Optimal Pilot Pattern Design for LMMSE Channel Estimation in OFDM Systems with Finite Block Size over Doubly Dispersive Channels

TL;DR

This paper proposes heuristic algorithms for designing LMMSE-optimal pilot patterns in OFDM systems over doubly dispersive channels, outperforming traditional patterns in finite block scenarios.

Contribution

It formulates pilot pattern design as an A-optimal sensor selection problem and introduces two novel heuristic algorithms combining initialization and local refinement.

Findings

Proposed algorithms outperform conventional patterns in simulations.

Heuristic methods effectively optimize pilot placement for finite block OFDM.

Designs are suitable for high-mobility 5G-Advanced and 6G applications.

Abstract

Pilot pattern design over doubly dispersive channels has regained significant research interest, driven by emerging high-mobility applications in 5G-Advanced and 6G systems, as well as recent developments in Orthogonal Time Frequency Space (OTFS) modulation. This paper addresses the design of LMMSE-optimal pilot patterns for OFDM systems over doubly dispersive channels with finite time-frequency grids.

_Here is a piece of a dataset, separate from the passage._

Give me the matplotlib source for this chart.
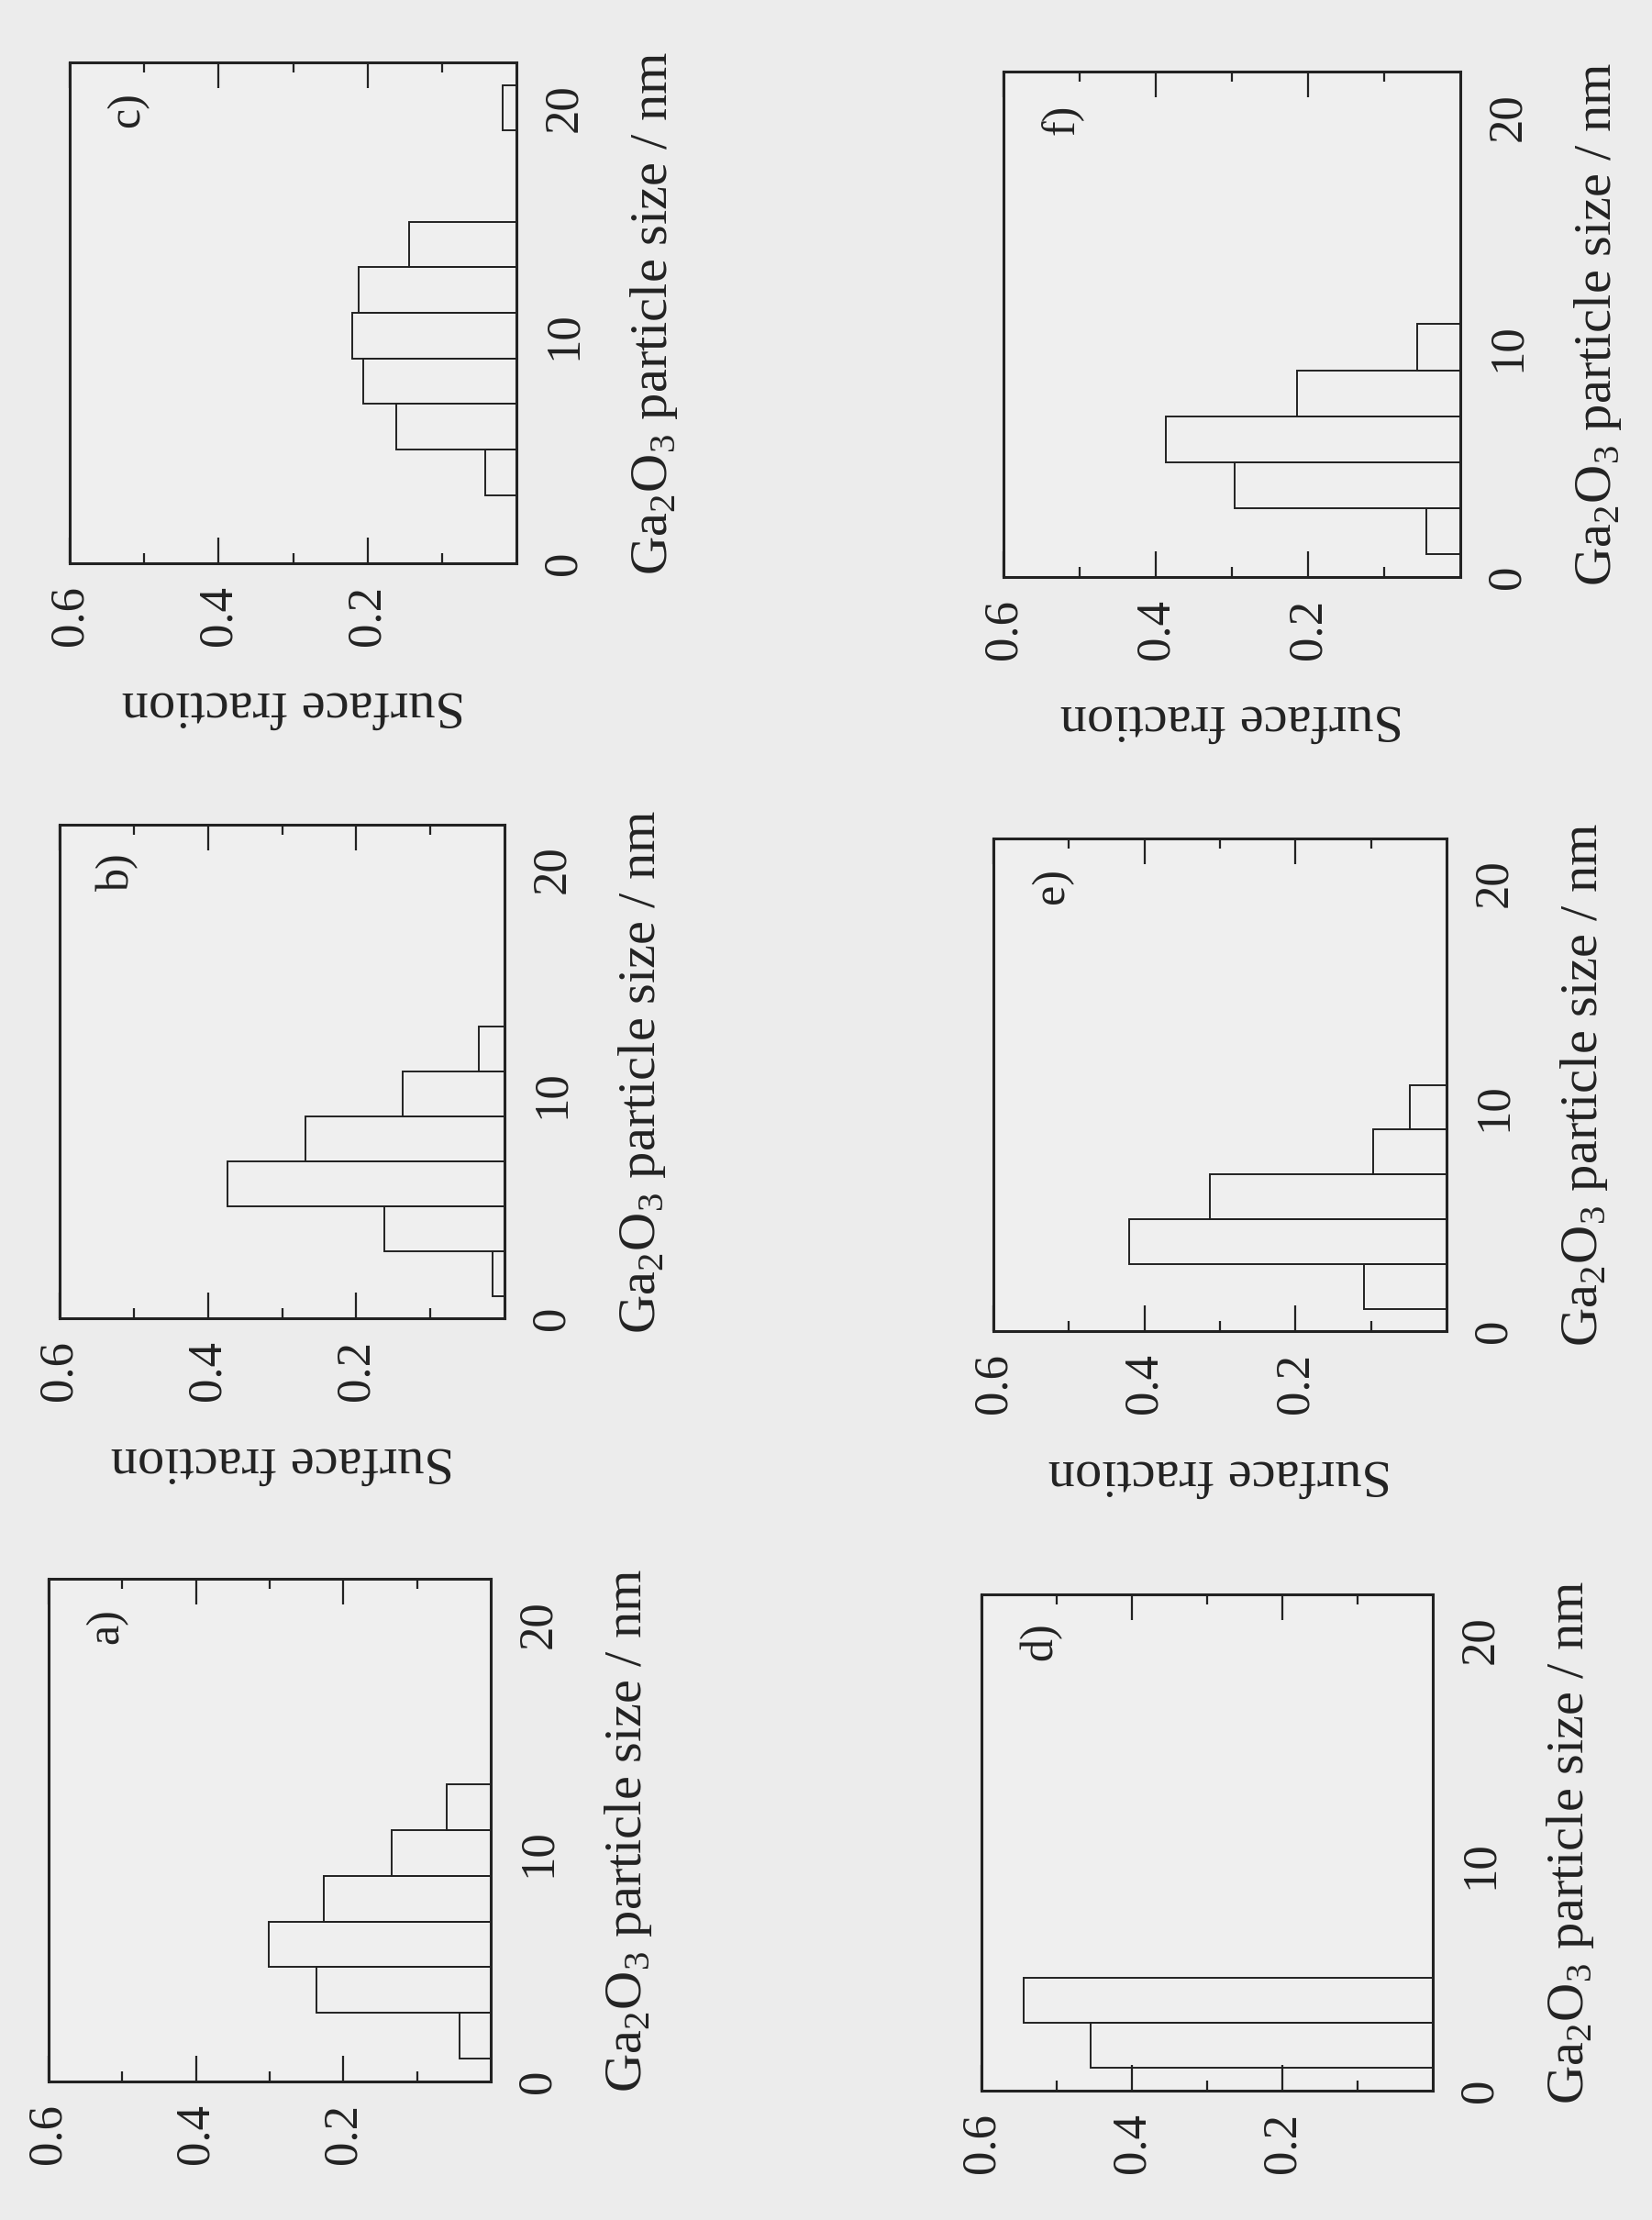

We formulate the problem as A-optimal sensor selection and propose two heuristic algorithms, both combining an initialization stage with local swap refinement. The first employs convex relaxation with randomized rounding, while the second uses greedy selection. Simulations on practical resource block dimensions demonstrate that the proposed designs consistently outperform conventional rectangular and diamond lattice patterns.